Another poorly evidenced scare story from the DM . The study mentioned doesn't even seem to have controlled for maternal age, which is by far the biggest risk factor, or to consider that there are often other biological differences between those using OE and DE recipients such as early menopause or immune issues.

I also suspect that like me, many women never disclose that they have had DE & are therefore viewed as OE patients. 

Good luck to all those hoping to achieve their dreams via donation. I would hate to see this story making anyone more anxious at what is already a stressful time.

B xxx


----------



## staceysm (Nov 18, 2010)

Hi,

I really find this hard to believe, I can't see at all how a egg donor could cause this.  Only a study of 580 woman, so a very low number.  As usual the daily mail has to try and find a negative in relation to IVF.

Very wise words from bombsh3ll.

X


----------



## mirela (Aug 5, 2013)

Ok, so the Daily Mail isn't the best possible source (and the comments are laughable, OMG!) but here is a better one: http://www.sciencedaily.com/releases/2014/07/140701091446.htm

I don't think it is meant to scare people away from egg donation, but being aware of a higher risk makes it manageable. They even say so in the article. And yes, they did control for age, it wouldn't be very scientific if they hadn't, I agree! In fact, average age in the study was around 34, since in France ED is mostly used in cases of POF. They think it may be an immune response from the body that causes the higher blood pressure, see also explanation in the article.

Personally it didn't make me more anxious (am about to start my first DEIVF cycle), I was grateful to have the information so I can be prepared. And I hope it will help other women do the same, not scare them away from a wonderful treatment!

Mirela x

This post contains an unconfirmed link/information and readers are reminded that FertilityFriends.co.uk or its owners are not responsible for the content of external internet sites


----------



## Cloudy (Jan 26, 2012)

I think any research published in the papers should be read as an opinion, not gospel.  It can be useful and interesting to one person but not to someone else.

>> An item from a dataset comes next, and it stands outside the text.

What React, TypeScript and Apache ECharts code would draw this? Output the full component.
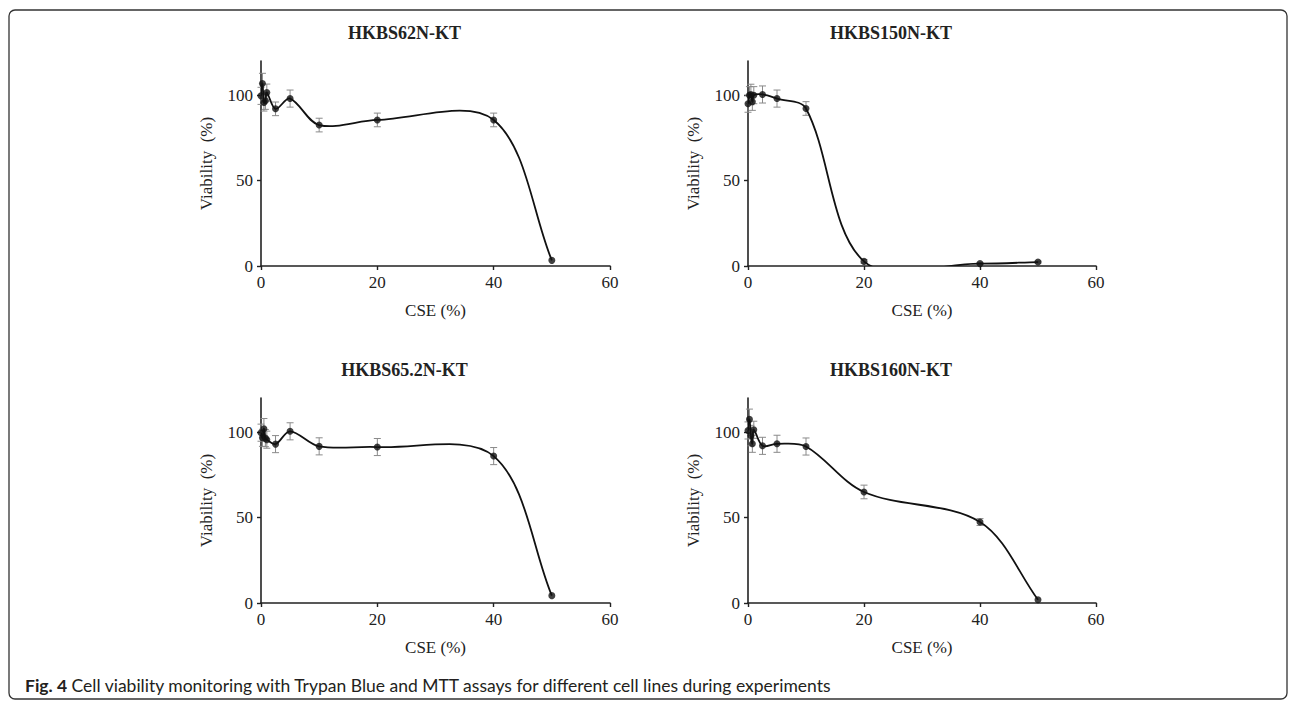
import React, { useEffect, useRef } from "react";
import * as echarts from "echarts";

// ---- data ----
const cse = [0, 0.25, 0.5, 0.75, 1, 2.5, 5, 10, 20, 40, 50];

const titles = ["HKBS62N-KT", "HKBS150N-KT", "HKBS65.2N-KT", "HKBS160N-KT"];

const viab62 = [99.6, 106.8, 95.7, 96.7, 101.5, 92, 98, 82.5, 85.5, 85.5, 3.3];
const err62 = [5, 6, 5, 5, 5, 4, 5, 4, 4, 4, 0];

const viab150 = [95, 100, 100.4, 96.1, 100, 100.4, 98, 92.2, 2.7, 1.4, 2.3];
const err150 = [5, 5, 6, 5, 5, 5, 5, 4, 1, 0.5, 0.5];

const viab652 = [99.7, 96.7, 102, 96.5, 95.6, 93, 100.5, 91.7, 91.3, 86, 4.3];
const err652 = [5, 5, 6, 5, 5, 5, 5, 5, 5, 5, 0];

const viab160 = [101, 107.5, 98, 93.2, 101.4, 92, 93.2, 91.6, 65, 47.4, 1.9];
const err160 = [5, 6, 6, 5, 5, 5, 5, 5, 4, 2, 0];

const xTicks = [0, 20, 40, 60];
const yTicks = [0, 50, 100];

const caption =
  "Cell viability monitoring with Trypan Blue and MTT assays for different cell lines during experiments";

const SERIF = "'Liberation Serif', 'Times New Roman', serif";
const SANS = "Lato, 'Open Sans', sans-serif";

export default function App() {
  const ref = useRef<HTMLDivElement>(null);

  useEffect(() => {
    if (!ref.current) return;
    const chart = echarts.init(ref.current, undefined, { renderer: "svg" });

    const panels = [
      { v: viab62, e: err62, left: 261, top: 61, width: 349 },
      { v: viab150, e: err150, left: 748, top: 61, width: 348 },
      { v: viab652, e: err652, left: 261, top: 398, width: 349 },
      { v: viab160, e: err160, left: 748, top: 398, width: 348 },
    ];
    const gridH = 205;

    const grids: any[] = [];
    const xAxes: any[] = [];
    const yAxes: any[] = [];
    const series: any[] = [];
    const graphics: any[] = [];

    panels.forEach((p, i) => {
      grids.push({ left: p.left, top: p.top, width: p.width, height: gridH, containLabel: false });
      xAxes.push({
        type: "value",
        gridIndex: i,
        min: 0,
        max: 60,
        interval: 20,
        name: "CSE (%)",
        nameLocation: "middle",
        nameGap: 36,
        nameTextStyle: { fontFamily: SERIF, fontSize: 17, color: "#222" },
        axisLine: { show: true, onZero: false, lineStyle: { color: "#222", width: 1.6 } },
        axisTick: { show: true, length: 4, lineStyle: { color: "#222", width: 1.4 }, customValues: xTicks },
        axisLabel: { fontFamily: SERIF, fontSize: 17, color: "#222", margin: 8, customValues: xTicks },
        splitLine: { show: false },
      });
      yAxes.push({
        type: "value",
        gridIndex: i,
        min: 0,
        max: 120,
        interval: 50,
        name: "Viability  (%)",
        nameLocation: "middle",
        nameGap: 46,
        nameRotate: 90,
        nameTextStyle: { fontFamily: SERIF, fontSize: 17, color: "#222" },
        axisLine: { show: true, onZero: false, lineStyle: { color: "#222", width: 1.6 } },
        axisTick: { show: true, length: 4, lineStyle: { color: "#222", width: 1.4 }, customValues: yTicks },
        axisLabel: { fontFamily: SERIF, fontSize: 17, color: "#222", margin: 8, customValues: yTicks },
        splitLine: { show: false },
      });
      const vals = p.v;
      const n = cse.length;
      const pointData = cse.map((x, k) => [x, vals[k]]);
      const errData = cse.map((x, k) => [x, vals[k], p.e[k]]);

      // error bars
      series.push({
        type: "custom",
        xAxisIndex: i,
        yAxisIndex: i,
        z: 1,
        data: errData,
        encode: { x: 0, y: 1 },
        renderItem: (params: any, api: any) => {
          const x = api.value(0);
          const y = api.value(1);
          const e = api.value(2);
          if (!e) return { type: "group", children: [] };
          const t = api.coord([x, y + e]);
          const b = api.coord([x, y - e]);
          const hw = 3.5;
          const st = { stroke: "#8a8a8a", lineWidth: 1 };
          return {
            type: "group",
            children: [
              { type: "line", shape: { x1: t[0], y1: t[1], x2: b[0], y2: b[1] }, style: st },
              { type: "line", shape: { x1: t[0] - hw, y1: t[1], x2: t[0] + hw, y2: t[1] }, style: st },
              { type: "line", shape: { x1: b[0] - hw, y1: b[1], x2: b[0] + hw, y2: b[1] }, style: st },
            ],
          };
        },
      });

      // smoothed connecting curve (chord-weighted Catmull-Rom, like a spreadsheet "smoothed line")
      series.push({
        type: "custom",
        xAxisIndex: i,
        yAxisIndex: i,
        z: 2,
        clip: true,
        data: pointData,
        encode: { x: 0, y: 1 },
        renderItem: (params: any, api: any) => {
          const k = params.dataIndex;
          if (k >= n - 1) return { type: "group", children: [] };
          const pt = (j: number) => api.coord([cse[j], vals[j]]);
          const P0 = pt(Math.max(k - 1, 0));
          const P1 = pt(k);
          const P2 = pt(k + 1);
          const P3 = pt(Math.min(k + 2, n - 1));
          const dist = (a: number[], b: number[]) => Math.hypot(b[0] - a[0], b[1] - a[1]);
          const d01 = dist(P0, P1);
          const d12 = dist(P1, P2);
          const d23 = dist(P2, P3);
          const f1 = d01 + d12 > 0 ? d12 / (d01 + d12) / 3 : 0;
          const f2 = d12 + d23 > 0 ? d12 / (d12 + d23) / 3 : 0;
          return {
            type: "bezierCurve",
            shape: {
              x1: P1[0],
              y1: P1[1],
              x2: P2[0],
              y2: P2[1],
              cpx1: P1[0] + (P2[0] - P0[0]) * f1,
              cpy1: P1[1] + (P2[1] - P0[1]) * f1,
              cpx2: P2[0] - (P3[0] - P1[0]) * f2,
              cpy2: P2[1] - (P3[1] - P1[1]) * f2,
            },
            style: { stroke: "#111", lineWidth: 1.8, fill: "none" },
          };
        },
      });

      // markers
      series.push({
        type: "scatter",
        xAxisIndex: i,
        yAxisIndex: i,
        z: 3,
        data: pointData,
        symbol: "circle",
        symbolSize: 7,
        itemStyle: { color: "#111" },
      });

      graphics.push({
        type: "text",
        x: p.left + p.width / 2 - 31,
        y: p.top - 28,
        style: {
          text: titles[i],
          fontFamily: SERIF,
          fontWeight: "bold",
          fontSize: 18,
          fill: "#222",
          align: "center",
          verticalAlign: "middle",
        },
      });
    });

    graphics.push({
      type: "rect",
      shape: { x: 9, y: 10, width: 1278, height: 689, r: 6 },
      style: { fill: "none", stroke: "#333", lineWidth: 1.3 },
      silent: true,
    });
    graphics.push({
      type: "text",
      x: 25,
      y: 685,
      style: {
        text: "{b|Fig. 4} " + caption,
        verticalAlign: "middle",
        fontFamily: SANS,
        fontSize: 17.5,
        fill: "#231f20",
        rich: {
          b: { fontFamily: SANS, fontSize: 17.5, fontWeight: "bold", fill: "#231f20" },
        },
      },
    });

    chart.setOption({
      animation: false,
      backgroundColor: "#fff",
      grid: grids,
      xAxis: xAxes,
      yAxis: yAxes,
      series,
      graphic: graphics,
    });

    return () => chart.dispose();
  }, []);

  return (
    <div
      ref={ref}
      style={{ position: "fixed", left: 0, top: 0, width: 1290, height: 702, background: "#fff" }}
    />
  );
}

As much as I despise the DM style scaremongering (and DONT read the comments!) it helps to "normalise" the concept of infertility and fertility treatment in general society and hopefully make it less of a taboo...hopefully! Obviously some of that is that there are many common misconceptions, but hopefully over time these will lessen and people will become more aware....hopefully! 

Xxx


----------



## eagle738 (May 20, 2011)

When I developed problems in my DE pregnancy I looked into the scientific literature (easy to do when you already work in the area) and there are quite a lot of studies now supporting the link between donor egg and also sperm and pregnancy complications, even if controlling for age and any known causes for infertility. The explanation seems to be via processes akin to foreign tissue rejection, and recently someone showed that you are also less likely to have problems after falling pregnant from a regular partner's sperm compared to a new partner's or a one night fling. 

However - most pregnancies are still fairly trouble free and go to term. And even if they are very difficult, like mine, most end up with healthy mum and healthy baby, and in my very biased view it was worth it, even though I wouldn't tempt fate and try for a number 2...


----------